Locate each line below that includes "document" and reproduce it.

- - -

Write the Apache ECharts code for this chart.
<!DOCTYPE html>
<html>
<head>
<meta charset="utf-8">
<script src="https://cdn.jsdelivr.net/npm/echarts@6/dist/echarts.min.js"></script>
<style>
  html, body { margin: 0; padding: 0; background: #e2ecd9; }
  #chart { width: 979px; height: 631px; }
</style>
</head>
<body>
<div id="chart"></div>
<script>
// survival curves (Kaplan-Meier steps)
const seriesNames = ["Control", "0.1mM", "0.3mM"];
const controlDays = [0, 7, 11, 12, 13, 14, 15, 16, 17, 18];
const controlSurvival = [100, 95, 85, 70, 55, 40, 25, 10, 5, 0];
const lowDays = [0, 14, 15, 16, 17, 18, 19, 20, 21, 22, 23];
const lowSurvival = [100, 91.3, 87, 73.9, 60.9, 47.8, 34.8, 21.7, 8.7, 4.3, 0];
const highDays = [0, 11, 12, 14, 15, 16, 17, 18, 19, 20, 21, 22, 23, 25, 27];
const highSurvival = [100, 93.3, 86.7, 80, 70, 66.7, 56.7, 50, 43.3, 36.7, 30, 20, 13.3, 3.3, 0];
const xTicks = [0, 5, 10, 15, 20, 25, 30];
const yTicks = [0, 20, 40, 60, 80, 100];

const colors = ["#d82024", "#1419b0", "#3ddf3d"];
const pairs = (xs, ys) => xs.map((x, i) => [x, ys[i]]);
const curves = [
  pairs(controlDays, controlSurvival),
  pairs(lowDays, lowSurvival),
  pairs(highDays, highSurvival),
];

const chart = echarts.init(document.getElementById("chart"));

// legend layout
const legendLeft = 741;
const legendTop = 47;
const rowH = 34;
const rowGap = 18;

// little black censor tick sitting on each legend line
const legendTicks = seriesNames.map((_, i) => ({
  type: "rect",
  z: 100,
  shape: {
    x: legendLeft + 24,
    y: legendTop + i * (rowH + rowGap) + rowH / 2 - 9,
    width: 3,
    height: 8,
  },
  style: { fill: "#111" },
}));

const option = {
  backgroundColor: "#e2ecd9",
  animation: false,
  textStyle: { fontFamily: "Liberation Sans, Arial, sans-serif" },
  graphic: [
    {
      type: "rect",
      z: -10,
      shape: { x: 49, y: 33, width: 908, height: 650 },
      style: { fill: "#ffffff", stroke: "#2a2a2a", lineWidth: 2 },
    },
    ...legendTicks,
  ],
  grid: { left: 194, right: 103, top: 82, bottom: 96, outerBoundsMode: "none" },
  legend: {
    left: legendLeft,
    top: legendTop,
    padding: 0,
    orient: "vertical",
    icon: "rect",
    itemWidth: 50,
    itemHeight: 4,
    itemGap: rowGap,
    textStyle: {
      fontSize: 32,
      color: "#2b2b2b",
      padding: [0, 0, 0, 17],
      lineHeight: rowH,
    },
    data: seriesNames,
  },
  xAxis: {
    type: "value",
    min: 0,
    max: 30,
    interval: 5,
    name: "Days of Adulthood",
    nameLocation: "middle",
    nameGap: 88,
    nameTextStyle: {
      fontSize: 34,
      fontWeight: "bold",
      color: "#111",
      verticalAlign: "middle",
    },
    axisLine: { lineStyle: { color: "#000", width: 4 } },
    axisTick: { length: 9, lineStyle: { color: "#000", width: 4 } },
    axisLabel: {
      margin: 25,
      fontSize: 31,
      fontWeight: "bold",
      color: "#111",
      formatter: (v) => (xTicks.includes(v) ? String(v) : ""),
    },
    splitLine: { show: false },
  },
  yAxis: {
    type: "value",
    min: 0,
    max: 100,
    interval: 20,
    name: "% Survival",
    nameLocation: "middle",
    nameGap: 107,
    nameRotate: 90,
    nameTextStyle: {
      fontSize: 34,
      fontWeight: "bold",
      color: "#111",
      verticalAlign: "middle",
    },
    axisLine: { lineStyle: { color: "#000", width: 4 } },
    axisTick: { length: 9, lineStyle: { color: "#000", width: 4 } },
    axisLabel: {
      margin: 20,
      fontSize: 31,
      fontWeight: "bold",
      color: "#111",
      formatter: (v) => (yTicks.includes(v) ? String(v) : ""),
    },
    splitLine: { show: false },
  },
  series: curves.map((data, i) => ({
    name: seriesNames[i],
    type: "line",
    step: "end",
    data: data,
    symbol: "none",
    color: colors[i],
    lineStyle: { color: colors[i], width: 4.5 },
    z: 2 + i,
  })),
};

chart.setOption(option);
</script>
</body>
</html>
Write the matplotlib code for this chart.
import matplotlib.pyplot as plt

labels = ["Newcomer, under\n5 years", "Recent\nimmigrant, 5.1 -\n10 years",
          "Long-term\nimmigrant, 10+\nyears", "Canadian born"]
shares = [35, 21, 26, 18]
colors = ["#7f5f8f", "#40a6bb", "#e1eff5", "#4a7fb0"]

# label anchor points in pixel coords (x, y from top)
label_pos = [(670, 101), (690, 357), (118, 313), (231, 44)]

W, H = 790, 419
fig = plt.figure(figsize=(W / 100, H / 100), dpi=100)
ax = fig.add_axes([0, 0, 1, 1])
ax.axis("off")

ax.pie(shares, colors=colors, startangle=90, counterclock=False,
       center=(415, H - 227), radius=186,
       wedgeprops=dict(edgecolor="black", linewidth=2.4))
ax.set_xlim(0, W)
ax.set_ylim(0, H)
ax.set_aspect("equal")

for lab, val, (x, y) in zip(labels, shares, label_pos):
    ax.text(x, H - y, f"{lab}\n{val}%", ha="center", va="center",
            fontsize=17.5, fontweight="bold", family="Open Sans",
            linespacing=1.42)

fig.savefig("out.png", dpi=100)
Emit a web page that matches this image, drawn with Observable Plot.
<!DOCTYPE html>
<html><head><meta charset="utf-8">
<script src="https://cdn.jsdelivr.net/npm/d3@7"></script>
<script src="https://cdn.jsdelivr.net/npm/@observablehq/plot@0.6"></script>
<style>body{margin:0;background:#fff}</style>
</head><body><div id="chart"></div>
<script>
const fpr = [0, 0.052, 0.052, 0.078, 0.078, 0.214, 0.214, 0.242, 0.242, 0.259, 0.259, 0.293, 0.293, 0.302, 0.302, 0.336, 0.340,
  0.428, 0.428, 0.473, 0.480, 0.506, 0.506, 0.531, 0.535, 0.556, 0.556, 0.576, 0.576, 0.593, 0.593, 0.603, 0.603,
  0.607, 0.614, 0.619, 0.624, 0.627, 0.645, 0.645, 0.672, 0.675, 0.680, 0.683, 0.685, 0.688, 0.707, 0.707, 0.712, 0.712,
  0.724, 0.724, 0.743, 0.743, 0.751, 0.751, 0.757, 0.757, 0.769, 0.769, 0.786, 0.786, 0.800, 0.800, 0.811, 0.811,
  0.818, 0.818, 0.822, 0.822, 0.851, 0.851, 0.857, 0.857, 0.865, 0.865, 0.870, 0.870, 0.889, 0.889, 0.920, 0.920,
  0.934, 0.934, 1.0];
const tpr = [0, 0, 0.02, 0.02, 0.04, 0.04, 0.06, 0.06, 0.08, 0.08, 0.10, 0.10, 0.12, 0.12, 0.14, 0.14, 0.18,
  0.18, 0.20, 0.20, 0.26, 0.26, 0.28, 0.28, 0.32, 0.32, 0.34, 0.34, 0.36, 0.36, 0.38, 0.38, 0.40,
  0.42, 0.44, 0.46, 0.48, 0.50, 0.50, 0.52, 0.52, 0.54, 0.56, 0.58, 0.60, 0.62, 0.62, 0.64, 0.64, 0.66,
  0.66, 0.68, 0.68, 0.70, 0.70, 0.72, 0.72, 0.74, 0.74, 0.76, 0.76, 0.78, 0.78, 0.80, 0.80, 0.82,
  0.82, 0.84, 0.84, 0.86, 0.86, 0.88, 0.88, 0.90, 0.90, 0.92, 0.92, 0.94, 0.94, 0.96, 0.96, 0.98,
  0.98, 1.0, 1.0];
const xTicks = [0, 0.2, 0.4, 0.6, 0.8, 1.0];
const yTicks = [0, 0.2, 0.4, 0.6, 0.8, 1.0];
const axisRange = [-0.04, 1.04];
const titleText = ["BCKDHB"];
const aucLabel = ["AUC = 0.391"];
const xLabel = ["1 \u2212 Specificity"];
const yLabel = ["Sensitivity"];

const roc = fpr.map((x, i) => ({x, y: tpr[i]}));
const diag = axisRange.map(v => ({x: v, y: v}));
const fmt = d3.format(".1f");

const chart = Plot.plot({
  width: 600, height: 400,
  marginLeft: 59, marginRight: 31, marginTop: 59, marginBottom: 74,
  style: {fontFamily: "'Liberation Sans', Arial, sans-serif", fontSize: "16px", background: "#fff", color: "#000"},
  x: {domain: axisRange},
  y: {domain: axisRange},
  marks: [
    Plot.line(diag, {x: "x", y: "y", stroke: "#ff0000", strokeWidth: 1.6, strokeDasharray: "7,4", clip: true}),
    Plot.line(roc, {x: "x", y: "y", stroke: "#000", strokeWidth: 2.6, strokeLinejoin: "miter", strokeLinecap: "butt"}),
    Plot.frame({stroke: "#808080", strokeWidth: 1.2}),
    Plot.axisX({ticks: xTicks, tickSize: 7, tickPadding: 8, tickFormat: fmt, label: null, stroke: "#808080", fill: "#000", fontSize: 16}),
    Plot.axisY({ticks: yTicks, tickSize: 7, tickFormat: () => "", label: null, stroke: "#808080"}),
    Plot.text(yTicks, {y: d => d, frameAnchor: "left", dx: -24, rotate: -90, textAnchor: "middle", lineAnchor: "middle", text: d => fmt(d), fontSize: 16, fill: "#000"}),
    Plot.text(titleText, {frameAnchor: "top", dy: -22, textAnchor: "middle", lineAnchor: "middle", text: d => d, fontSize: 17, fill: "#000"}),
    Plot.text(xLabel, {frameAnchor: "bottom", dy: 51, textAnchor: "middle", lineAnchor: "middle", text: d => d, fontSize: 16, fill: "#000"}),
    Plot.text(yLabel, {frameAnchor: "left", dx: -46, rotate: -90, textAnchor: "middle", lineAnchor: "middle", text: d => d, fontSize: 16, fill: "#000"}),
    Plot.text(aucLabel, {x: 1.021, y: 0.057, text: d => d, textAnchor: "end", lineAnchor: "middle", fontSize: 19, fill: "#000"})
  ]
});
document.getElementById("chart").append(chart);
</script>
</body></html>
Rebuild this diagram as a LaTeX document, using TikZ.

- - -

SOLVED PROBLEM:
const chart = echarts.init(document.getElementById("chart"));
document.getElementById("chart").append(chart);
Rebuild this diagram as a LaTeX document, using TikZ.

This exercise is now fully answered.